An den deutschen Fürstenhöfen der Frühen Neuzeit gab es zahlreiche Menschen dunkler Hautfarbe, meist Afrikaner:innen, sogenannte „Hofmohren“. Sie waren oft als Sklaven:innen nach Deutschland gekommen und wurden dort oftmals weiterverschenkt und verschickt, um als Diener:innen an den Fürsten- und Adelshöfen beschäftigt zu werden. Zumeist wurden sie getauft und bekamen einen neuen Namen. Die Höfe interessierten sich für sie wegen ihrer Exotik und Seltenheit – ähnlich wie für die Objekte in Kunst- und Wunderkammern. „Hofmohren“ gehörten somit zur Repräsentationspraxis der Residenzen.
In jüngster Zeit ist das Thema „Mohren“ durch die intensiven Debatten zum Kolonialismus, Rassismus und Sklavenhandel in den Vordergrund gerückt. Konkrete Forschungen sind aber noch rar. Wie „rassistisch“ war die Frühe Neuzeit? Wie gestaltete sich das Leben der Diener:innen in der fremden Umgebung? Gab es soziale Intergration oder sogar Aufstiegschancen, Möglichkeiten zur Heirat? Gab es einen Wissenstransfer zwischen Europa und Afrika? Die Untersuchung der Schicksale dieser Menschen steht erst am Anfang; sie ist meistens durch einen Mangel an Quellen erschwert, insbesondere was die Herkunft und Vorgeschichte dieser Menschen, oft sogar den ursprünglichen Namen angeht. Immerhin hat Anne Kuhlmann-Smirnov in einer Datenbank fast 400 dokumentierte Fälle zusammengetragen. Auch in Gotha hat es „Hofmohren“ gegeben, wie die Fourierbücher belegen. Zudem weisen die Kunstsammlungen von Schloss Friedenstein zahlreiche Spuren auf, die von der Präsenz von Afrikaner:innen im Deutschland der Frühen Neuzeit zeugen.
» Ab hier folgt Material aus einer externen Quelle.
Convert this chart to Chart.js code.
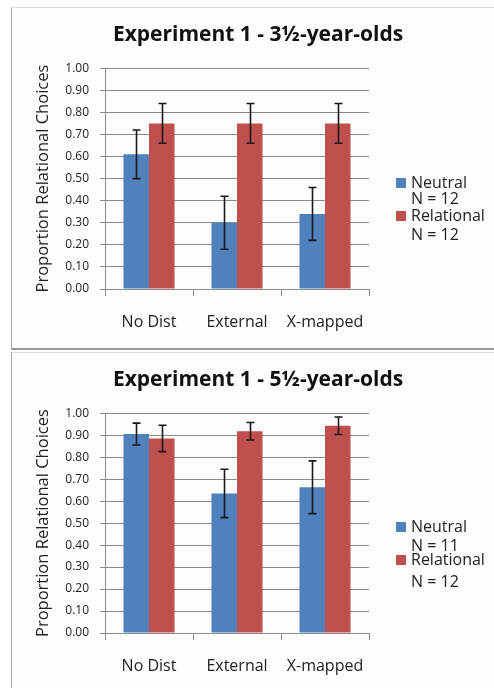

Das einwöchige Seminar wendet sich an fortgeschrittene Studierende während der Masterarbeit, an Promovierende und Post-Doktorand:innen, die im weiteren Umfeld dieser „Hofmohren“-Thematik arbeiten und ihr Interesse vertiefen wollen, sowie an Mitarbeiter:innen von Museen und ähnlichen Institutionen, die sich mit dem Thema beschäftigen. Es gibt die Möglichkeit zur gemeinsamen Diskussion von Texten (etwa zu zeitgenössischen Theorien über Hautfarbe im 17. Jahrhundert und zur postkolonialen Perspektive auf das Thema) und künstlerischen Darstellungen wie Gemälden und figürlichen Objekten, zur selbstständigen Forschung in den Gothaer Archiven und Sammlungen und dem Hören von Vorträgen (u.a. von Adrian Masters, Trier, Kerstin Volker-Saad, Berlin/Gotha und Rebekka von Mallinckrodt, Bremen). Außerdem wird es Führungen durch die reichhaltigen Bestände der Forschungsbibliothek und der Stiftung Schloss Friedenstein Gotha geben.
Die Teilnehmer erhalten freie Unterkunft und eine Erstattung der Reisekosten (in einem bestimmten Rahmen).
Die Bewerbung besteht aus einem Anschreiben mit Darlegung der Motivation zur Teilnahme, einem akademischen Lebenslauf und einem Empfehlungsschreiben eines/r akademischen Lehrers/Lehrerin. Bitte fügen Sie ebenfalls die unterschriebene Einwilligung zur Verarbeitung personenbezogener Daten an, zu finden auf der Homepage. Einsendeschluss für Ihre Bewerbung – nur per E-Mail – ist der 15. Juli 2022. Fassen Sie Ihre Bewerbungsunterlagen bitte in einer PDF-Datei zusammen (max. 5 MB) und senden Sie sie an: forschungszentrum.gotha@uni-erfurt.de. Für eine verschlüsselte E-Mail-Kommunikation beachten Sie bitte die Hinweise zum Datenschutz auf unserer Homepage. Aus dem Anschreiben soll hervorgehen, warum eine Teilnahme gewünscht und welcher Gewinn für die derzeitige oder zukünftige wissenschaftliche Tätigkeit erhofft wird. Die Bewerber:innen werden bis zum 20. Juli 2022 über die Auswahl informiert. Die Teilnehmer:innenzahl ist auf maximal 15 begrenzt. Ein Rechtsanspruch auf Teilnahme besteht nicht. Wir erwarten eine Teilnahme an der gesamten Sommerschule (Montagmittag, 29. August, bis Freitagabend, 2. September 2022). Konzept und Leitung stehen unter Prof. Dr. Martin Mulsow, Direktor des Forschungszentrums Gotha.